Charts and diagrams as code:
>>>>>

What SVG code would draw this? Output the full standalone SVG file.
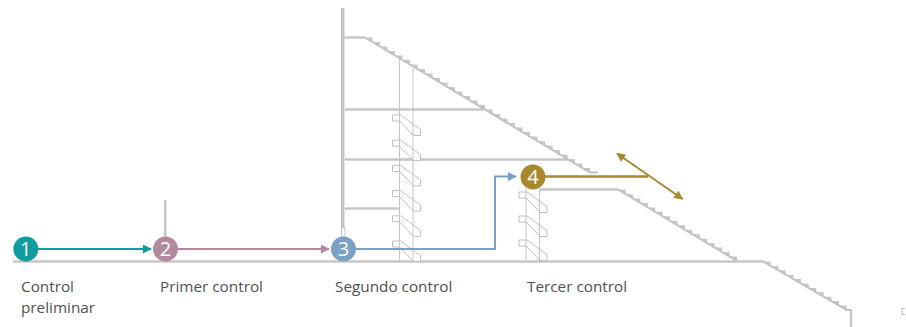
<svg xmlns="http://www.w3.org/2000/svg" xmlns:xlink="http://www.w3.org/1999/xlink" width="906" height="327" viewBox="0 0 906 327">
<style>
.fl{stroke:#c6c6c6;stroke-width:2.5;fill:none}
.thin{stroke:#c4c4c4;stroke-width:1;fill:none}
.stair{fill:#c8c8c8;stroke:none}
.diag{stroke:#c2c2c2;stroke-width:2;fill:none}
.esc{fill:#fff;stroke:#bfbfbf;stroke-width:1}
.lbl{font-family:"Open Sans","Noto Sans","Liberation Sans",sans-serif;font-size:15.3px;fill:#505050}
.num{font-family:"Open Sans","Noto Sans","Liberation Sans",sans-serif;font-size:20px;fill:#fff;text-anchor:middle}
</style>
<defs>
<path id="esc" class="esc" d="M-7 0H1L21 14.5V20.5H14L0 6H-7Z"/>
<marker id="mT" viewBox="0 0 10 10" refX="9" refY="5" markerWidth="10" markerHeight="9" markerUnits="userSpaceOnUse" orient="auto"><path d="M0 0L10 5L0 10Z" fill="#0e9c9e"/></marker>
<marker id="mM" viewBox="0 0 10 10" refX="9" refY="5" markerWidth="10" markerHeight="9" markerUnits="userSpaceOnUse" orient="auto"><path d="M0 0L10 5L0 10Z" fill="#b3899f"/></marker>
<marker id="mB" viewBox="0 0 10 10" refX="9" refY="5" markerWidth="10" markerHeight="9" markerUnits="userSpaceOnUse" orient="auto"><path d="M0 0L10 5L0 10Z" fill="#7ba0c4"/></marker>
<marker id="mG" viewBox="0 0 10 10" refX="9" refY="5" markerWidth="10" markerHeight="9" markerUnits="userSpaceOnUse" orient="auto-start-reverse"><path d="M0 0L10 5L0 10Z" fill="#a8882e"/></marker>
</defs>
<rect width="906" height="327" fill="#fff"/>
<g id="building">
<rect x="341" y="8" width="3.5" height="220" fill="#c6c6c6"/>
<rect x="341.5" y="228" width="3.5" height="10" fill="#fff" stroke="#c6c6c6" stroke-width="1"/>
<path class="fl" d="M344 37.5H365M345 109.5H483M345 159.5H568M345 208.5H399.5M540 189.5H618"/>
<path class="stair" d="M365 37.5h7.5v4.5h7.5v4.5h7.5v4.5h7.5v4.5h7.5v4.5h7.5v4.5h7.5v4.5h7.5v4.5h7.5v4.5h7.5v4.5h7.5v4.5h7.5v4.5h7.5v4.5h7.5v4.5h7.5v4.5h7.5v4.5h7.5v4.5h7.5v4.5h7.5v4.5h7.5v4.5h7.5v4.5h7.5v4.5h7.5v4.5h7.5v4.5h7.5v4.5h7.5v4.5h7.5v4.5h7.5v4.5h7.5v4.5h7.5v4.5Z"/>
<path class="diag" d="M365 37.5L590 172.5H598"/>
<path class="stair" d="M618 189.5h7.44v4.47h7.44v4.47h7.44v4.47h7.44v4.47h7.44v4.47h7.44v4.47h7.44v4.47h7.44v4.47h7.44v4.47h7.44v4.47h7.44v4.47h7.44v4.47h7.44v4.47h7.44v4.47h7.44v4.47h7.44v4.47Z"/>
<path class="diag" d="M618 189.5L737 261"/>
<path class="stair" d="M763 261.5h7.6v4.4h7.6v4.4h7.6v4.4h7.6v4.4h7.6v4.4h7.6v4.4h7.6v4.4h7.6v4.4h7.6v4.4h7.6v4.4h7.6v4.4Z"/>
<path class="diag" d="M763 261.5L846.6 309.9H851"/>
<path class="fl" d="M851 309V327"/>
<path class="fl" d="M13 261.5H764"/>
<rect x="164" y="200" width="2.5" height="40" fill="#c6c6c6"/>
<use xlink:href="#esc" x="399.5" y="115"/>
<use xlink:href="#esc" x="399.5" y="140.2"/>
<use xlink:href="#esc" x="399.5" y="165.4"/>
<use xlink:href="#esc" x="399.5" y="190.6"/>
<use xlink:href="#esc" x="399.5" y="215.8"/>
<use xlink:href="#esc" x="399.5" y="241"/>
<use xlink:href="#esc" x="526" y="192"/>
<use xlink:href="#esc" x="526" y="216"/>
<use xlink:href="#esc" x="526" y="240"/>
<path class="thin" d="M399.5 58.3V261M413 66.4V261M526 188V261M539.5 188V261"/>
<path d="M905 308.5h-3v6h3" stroke="#bbb" stroke-width="1" fill="none"/>
</g>
<g id="connectors">
<path d="M38 249H151" stroke="#0e9c9e" stroke-width="2" fill="none" marker-end="url(#mT)"/>
<path d="M178 249H329" stroke="#b3899f" stroke-width="2" fill="none" marker-end="url(#mM)"/>
<path d="M356 249H495V176.5H516" stroke="#7ba0c4" stroke-width="2" fill="none" marker-end="url(#mB)"/>
<path d="M545 176.5H648" stroke="#a8882e" stroke-width="2.5" fill="none"/>
<path d="M617 153.5L682.5 199" stroke="#a8882e" stroke-width="2" fill="none" marker-start="url(#mG)" marker-end="url(#mG)"/>
</g>
<g id="n1">
<circle cx="25.8" cy="249" r="12.5" fill="#0e9c9e"/>
<text class="num" x="25.8" y="256">1</text>
<text class="lbl" x="21" y="292">Control</text>
<text class="lbl" x="21" y="313">preliminar</text>
</g>
<g id="n2">
<circle cx="165.5" cy="249" r="12.5" fill="#b3899f"/>
<text class="num" x="165.5" y="256">2</text>
<text class="lbl" x="160" y="292">Primer control</text>
</g>
<g id="n3">
<circle cx="343.5" cy="249" r="12.5" fill="#7ba0c4"/>
<text class="num" x="343.5" y="256">3</text>
<text class="lbl" x="335" y="292">Segundo control</text>
</g>
<g id="n4">
<circle cx="533" cy="177" r="12.5" fill="#a8882e"/>
<text class="num" x="533" y="184">4</text>
<text class="lbl" x="527" y="292">Tercer control</text>
</g>
</svg>
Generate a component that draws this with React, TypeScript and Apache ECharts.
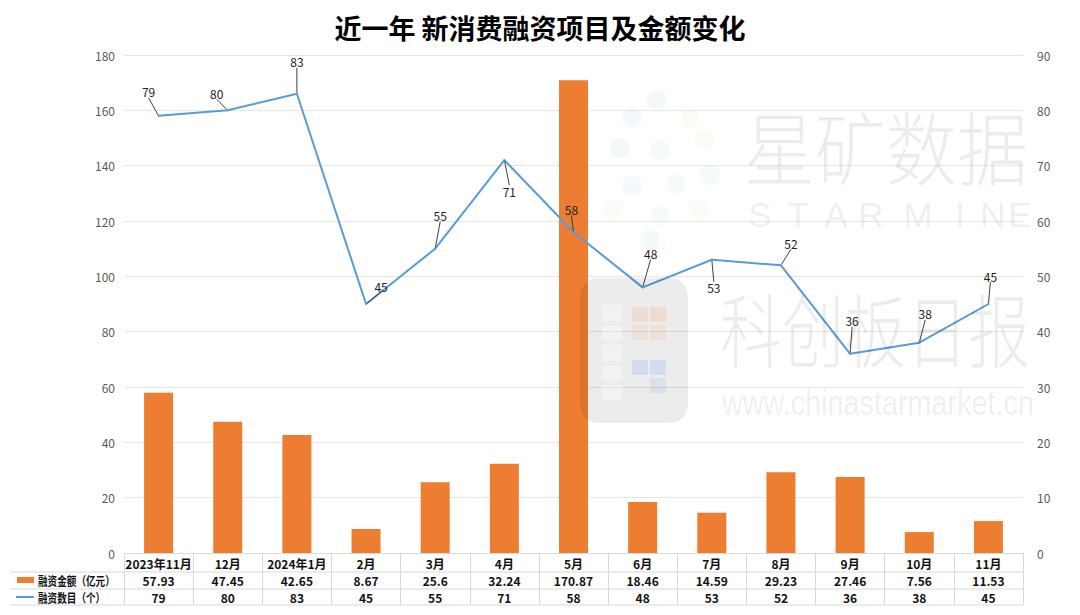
import React, { useEffect, useRef } from "react";
import * as echarts from "echarts";

const categories = ["2023年11月", "12月", "2024年1月", "2月", "3月", "4月", "5月", "6月", "7月", "8月", "9月", "10月", "11月"];
const amounts = [57.93, 47.45, 42.65, 8.67, 25.6, 32.24, 170.87, 18.46, 14.59, 29.23, 27.46, 7.56, 11.53];
const counts = [79, 80, 83, 45, 55, 71, 58, 48, 53, 52, 36, 38, 45];
const amountName = "融资金额（亿元）";
const countName = "融资数目（个）";
const titleText = "近一年 新消费融资项目及金额变化";

// label displacement (layout only)
const labelOffsets: [number, number][] = [
  [-10, -24], [-11, -17], [0, -32], [15, -18], [5, -33], [5, 31], [-2, -23],
  [8, -34], [2, 28], [10, -22], [2, -33], [6, -29], [2, -28],
];

const FONT = "'Noto Sans CJK SC', 'Noto Sans', sans-serif";

export default function App() {
  const ref = useRef<HTMLDivElement>(null);
  useEffect(() => {
    if (!ref.current) return;
    const chart = echarts.init(ref.current, undefined, { renderer: "svg" });
    const wm = "rgba(0,0,0,0.075)";
    const tableLine = "#d9d9d9";
    const dotColors = ["rgba(120,190,220,0.08)", "rgba(240,200,120,0.08)", "rgba(120,200,210,0.08)"];
    const dots: any[] = [];
    const dotPos: [number, number, number][] = [
      [657, 100, 0], [632, 118, 0], [690, 118, 1], [620, 148, 0], [660, 150, 2], [705, 140, 1],
      [632, 185, 0], [676, 183, 2], [710, 175, 2], [612, 210, 1], [660, 215, 2], [700, 210, 1], [650, 240, 0],
    ];
    dotPos.forEach(([x, y, c]) => dots.push({ type: "circle", shape: { cx: x, cy: y, r: 10 }, style: { fill: dotColors[c] }, silent: true, z: 10 }));
    const starLetters: [string, number][] = [["S", 760], ["T", 798], ["A", 836], ["R", 871], ["M", 918], ["I", 960], ["N", 993], ["E", 1020]];
    const star = starLetters.map(([t, x]) => ({
      type: "text", x, y: 214, silent: true, z: 10,
      style: { text: t, font: `35px 'Liberation Sans', sans-serif`, fill: wm, align: "center", verticalAlign: "middle" },
    }));
    const iconRects: any[] = [];
    [305, 325, 345, 365, 385].forEach((y) => iconRects.push({ type: "rect", shape: { x: 602, y, width: 20, height: 16 }, style: { fill: "rgba(255,255,255,0.35)" }, silent: true, z: 11 }));
    [[632, 307, "rgba(240,170,120,0.25)"], [650, 307, "rgba(240,170,120,0.25)"], [632, 325, "rgba(240,170,120,0.18)"], [650, 325, "rgba(240,170,120,0.18)"],
     [632, 360, "rgba(130,180,240,0.25)"], [650, 360, "rgba(130,180,240,0.25)"], [650, 378, "rgba(130,180,240,0.18)"]].forEach(([x, y, c]) =>
      iconRects.push({ type: "rect", shape: { x, y, width: 16, height: 15 }, style: { fill: c }, silent: true, z: 11 }));

    chart.setOption({
      animation: false,
      textStyle: { fontFamily: FONT },
      title: {
        text: titleText,
        left: "center",
        top: 9,
        textStyle: { fontSize: 27, fontWeight: "bold", color: "#000", fontFamily: FONT },
      },
      grid: { left: 124, right: 57, top: 55, bottom: 62 },
      xAxis: {
        type: "category",
        data: categories,
        axisLine: { show: true, lineStyle: { color: tableLine } },
        axisTick: { show: true, length: 52, interval: 0, lineStyle: { color: tableLine } },
        axisLabel: {
          interval: 0,
          margin: 2,
          formatter: (v: string, i: number) => `{c|${v}}\n{c|${amounts[i]}}\n{c|${counts[i]}}`,
          rich: { c: { fontSize: 12, fontWeight: "bold", color: "#111", lineHeight: 17, fontFamily: FONT } },
        },
      },
      yAxis: [
        {
          type: "value", min: 0, max: 180, interval: 20,
          axisLabel: { color: "#595959", fontSize: 12, margin: 9 },
          splitLine: { lineStyle: { color: "#e6e6e6" } },
          axisLine: { show: false }, axisTick: { show: false },
        },
        {
          type: "value", min: 0, max: 90, interval: 10,
          axisLabel: { color: "#595959", fontSize: 12, margin: 14 },
          splitLine: { show: false },
          axisLine: { show: false }, axisTick: { show: false },
        },
      ],
      series: [
        {
          name: amountName,
          type: "bar",
          data: amounts,
          barWidth: 29,
          itemStyle: { color: "#ed7d31" },
          yAxisIndex: 0,
        },
        {
          name: countName,
          type: "line",
          data: counts,
          yAxisIndex: 1,
          symbol: "circle",
          symbolSize: 2,
          showSymbol: true,
          itemStyle: { color: "#5b9bd5" },
          lineStyle: { color: "#5b9bd5", width: 2 },
          label: { show: true, position: "inside", color: "#222", fontSize: 12 },
          labelLayout: (p: any) => ({ dx: labelOffsets[p.dataIndex][0], dy: labelOffsets[p.dataIndex][1] }),
          labelLine: { show: true, lineStyle: { color: "#404040", width: 1 }, length2: 0, minTurnAngle: 0 },
          z: 5,
        },
      ],
      graphic: [
        // table horizontal lines
        { type: "line", shape: { x1: 10, y1: 572, x2: 1023, y2: 572 }, style: { stroke: tableLine, lineWidth: 1 }, silent: true },
        { type: "line", shape: { x1: 10, y1: 589, x2: 1023, y2: 589 }, style: { stroke: tableLine, lineWidth: 1 }, silent: true },
        { type: "line", shape: { x1: 10, y1: 605, x2: 1023, y2: 605 }, style: { stroke: tableLine, lineWidth: 1 }, silent: true },
        // legend keys
        { type: "rect", shape: { x: 17, y: 577, width: 17, height: 6 }, style: { fill: "#ed7d31" }, silent: true },
        { type: "text", x: 38, y: 580.5, scaleX: 0.8, style: { text: amountName, font: `bold 12px ${FONT}`, fill: "#111", verticalAlign: "middle" }, silent: true },
        { type: "line", shape: { x1: 16, y1: 597, x2: 34, y2: 597 }, style: { stroke: "#5b9bd5", lineWidth: 2 }, silent: true },
        { type: "text", x: 38, y: 597, scaleX: 0.8, style: { text: countName, font: `bold 12px ${FONT}`, fill: "#111", verticalAlign: "middle" }, silent: true },
        // watermark
        ...dots,
        { type: "rect", shape: { x: 580, y: 278, width: 108, height: 145, r: 18 }, style: { fill: "rgba(0,0,0,0.075)" }, silent: true, z: 10 },
        ...iconRects,
        { type: "text", x: 744, y: 145, scaleY: 1.12, style: { text: "星矿数据", font: `300 71px ${FONT}`, fill: wm, verticalAlign: "middle" }, silent: true, z: 10 },
        ...star,
        { type: "text", x: 720, y: 326, scaleY: 1.28, style: { text: "科创板日报", font: `300 62px ${FONT}`, fill: wm, verticalAlign: "middle" }, silent: true, z: 10 },
        { type: "text", x: 722, y: 402, scaleX: 0.8, style: { text: "www.chinastarmarket.cn", font: `36px 'Liberation Sans', sans-serif`, fill: wm, verticalAlign: "middle" }, silent: true, z: 10 },
      ],
    });
    return () => chart.dispose();
  }, []);
  return <div ref={ref} style={{ position: "fixed", left: 0, top: 0, width: 1080, height: 615, background: "#fff" }} />;
}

<<<<<

Copy out, exactly, every line from the one that contains "Generate a component" through the one that contains "import * as". Pictures stay out of the copy.

Generate a component that draws this with React, TypeScript and Apache ECharts.
import React, { useEffect, useRef } from "react";
import * as echarts from "echarts";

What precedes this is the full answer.